Featuring Barbara Demick (Los Angeles Times), Gady Epstein (Economist), and Edward Wong (New York Times). Moderated by Minky Worden (Human Rights Watch). Welcome by Suzanne Nossel (PEN America.)

This event marks the release of a new report by PEN America outlining myriad ways the Chinese government is muzzling the foreign press to control the country’s image abroad and constrict citizens’ expression at home. The report draws on interviews with more than 40 current and former China correspondents and news assistants representing outlets including The New York Times, Reuters, Bloomberg, and The Economist.
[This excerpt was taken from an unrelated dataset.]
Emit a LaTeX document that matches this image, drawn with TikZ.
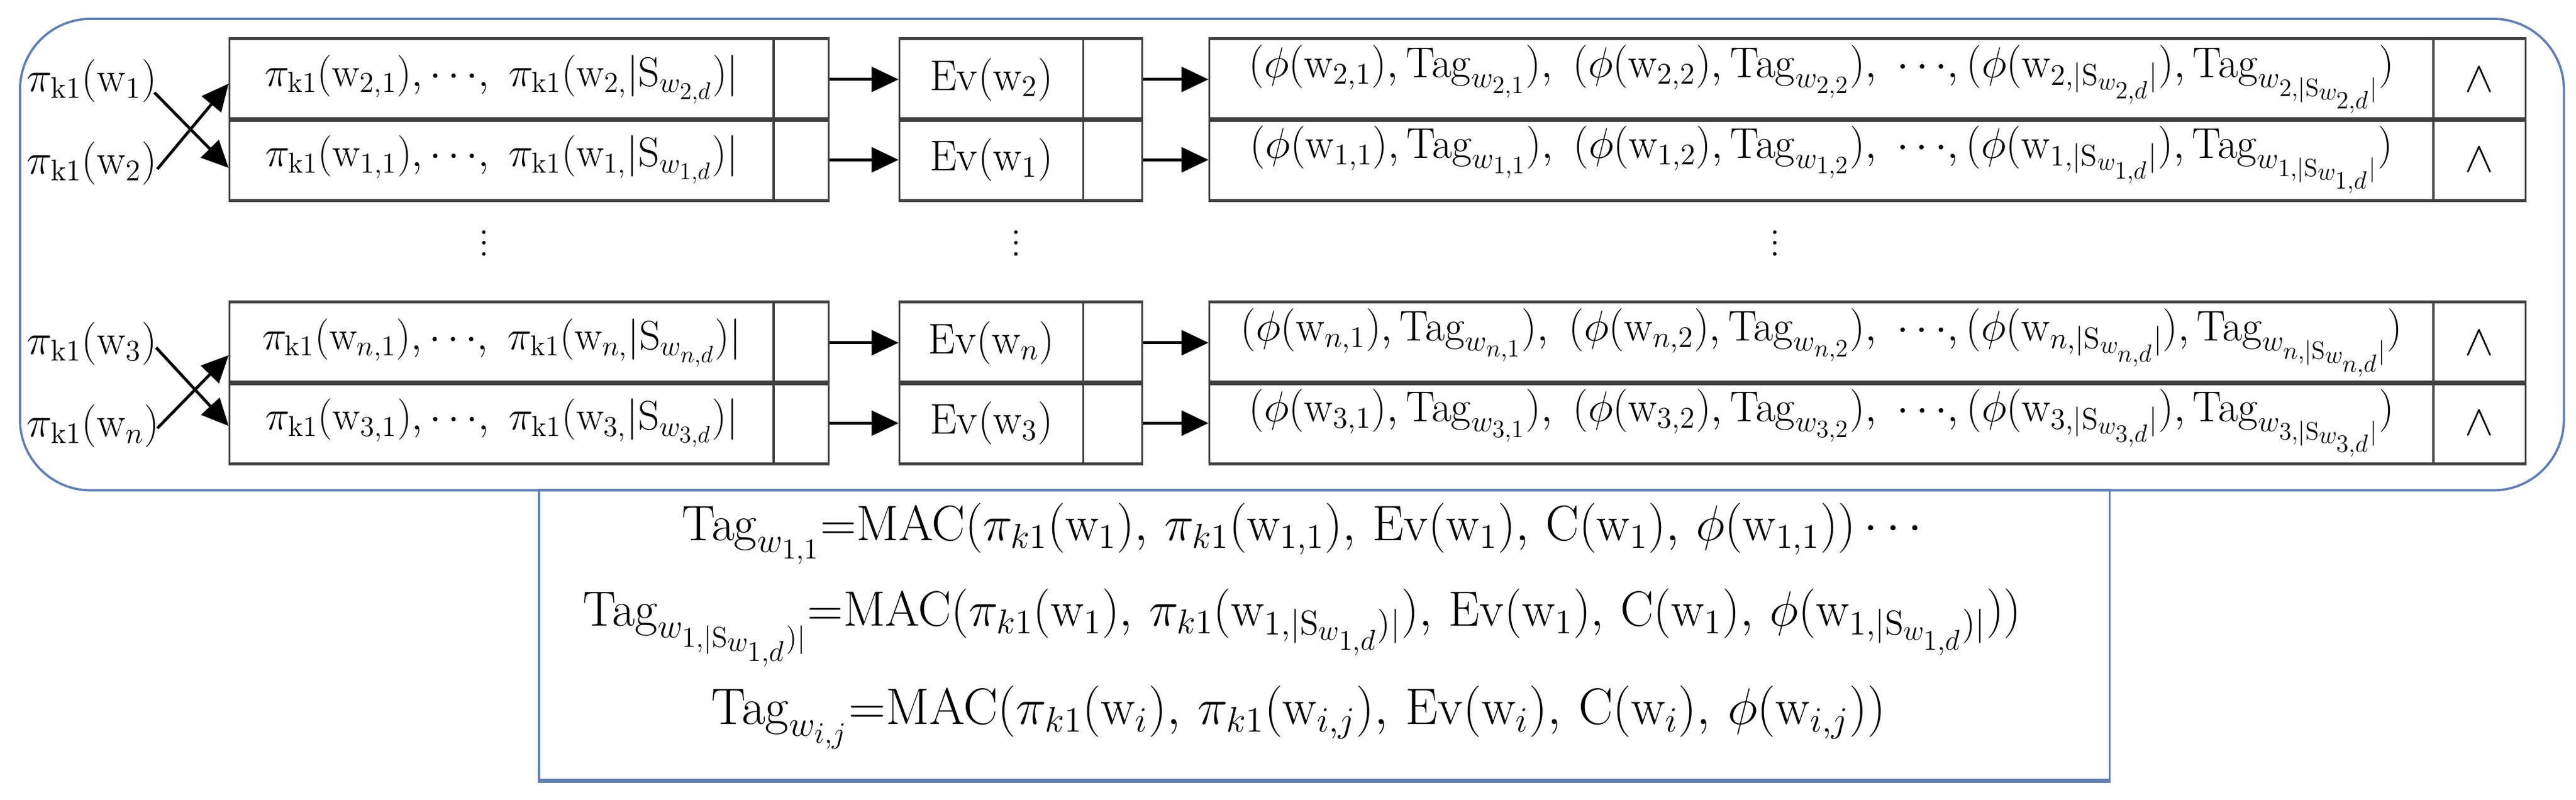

This event is free, but registration is required. Reserve your spot here. 

Read the report here. 

Barbara Demick most recently served as the bureau chief in Beijing for the Los Angeles Times. She was formerly bureau chief in Seoul. She joined The Times in 2001. She is the author of two books: the bestselling Nothing to Envy: Ordinary Lives in North Korea and Logavina Street: Life and Death in a Sarajevo Neighborhood. Demick has won Britain’s Samuel Johnson Award for best nonfiction, the George Polk Award and the Robert F. Kennedy Award, as well as awards from the Asia Society and the Overseas Press Club and most recently, in 2012, Stanford University’s Shorenstein Award for best Asia reporting. She has been a finalist for the Pulitzer Prize and the National Book Award.

 

Gady Epstein has been covering China and Asia since 2002. As China correspondent for The Economist, he has made a specialty of writing about the Internet, including a fourteen-page special report in 2013. He writes frequently about China’s elite politics and about the complex low politics of operating in China. From 2007 to 2011, he wrote for Forbes about the rise of Chinese social media, the travails of private entrepreneurs in China, and awful books on doing business in China. Previously, he was Beijing Bureau Chief and International Projects Reporter for The Baltimore Sun, where he won a Gerald Loeb Award for Distinguished Business and Financial Journalism for a series on globalization. In 2006-07, he completed a Knight-Wallace Fellowship at the University of Michigan. A native of Palo Alto, California, he graduated in 1994 from Harvard.

 

Edward Wong is Beijing Bureau Chief for The New York Times. Since 2008, he has covered Chinese politics, economics, the military, foreign policy, the environment, culture, and a range of other issues. He has been a writer on three in-depth series, which explored China’s growing global reach, cultural production and censorship, and the 2012 leadership transition. Since being posted to China, he has also reported from countries across Asia, including Afghanistan, North Korea, and Myanmar. Wong has worked for The Times for more than thirteen years. His first foreign assignment for the newspaper was in the Baghdad bureau, where he covered the Iraq War from 2003 to 2007. Between his Iraq and China assignments, he studied Mandarin at Middlebury College and at Taiwan University. He first went to China in 1996, when he studied Mandarin at Beijing Language and Culture University. Wong’s parents are from Hong Kong and Guangdong Province, and he is conversant in Cantonese. He has also written often on travels in the Himalayas. Wong has a Bachelor’s degree in English Literature from the University of Virginia and dual Master’s degrees in International Studies and Journalism from the University of California, Berkeley.

 

As Human Rights Watch’s Director of Global Initiatives, Minky Worden develops and implements international outreach and advocacy campaigns. She previously served as Human Rights Watch’s Media Director, working with the world’s journalists to help them cover crises, wars, human rights abuses and political developments in some 90 countries worldwide. Before joining Human Rights Watch in 1998, Ms. Worden lived and worked in Hong Kong as an adviser to Democratic Party chairman Martin Lee and worked at the Department of Justice in Washington, D.C. as a speechwriter for the U.S. Attorney General and in the Executive Office for US Attorneys. A member of the Council on Foreign Relations, Ms. Worden speaks Cantonese and German, and is an elected member of the Overseas Press Club’s Board of Governors. She is the editor of The Unfinished Revolution (Seven Stories Press, 2012) and China’s Great Leap (Seven Stories Press, 2008), and the co-editor of Torture (New Press, 2005).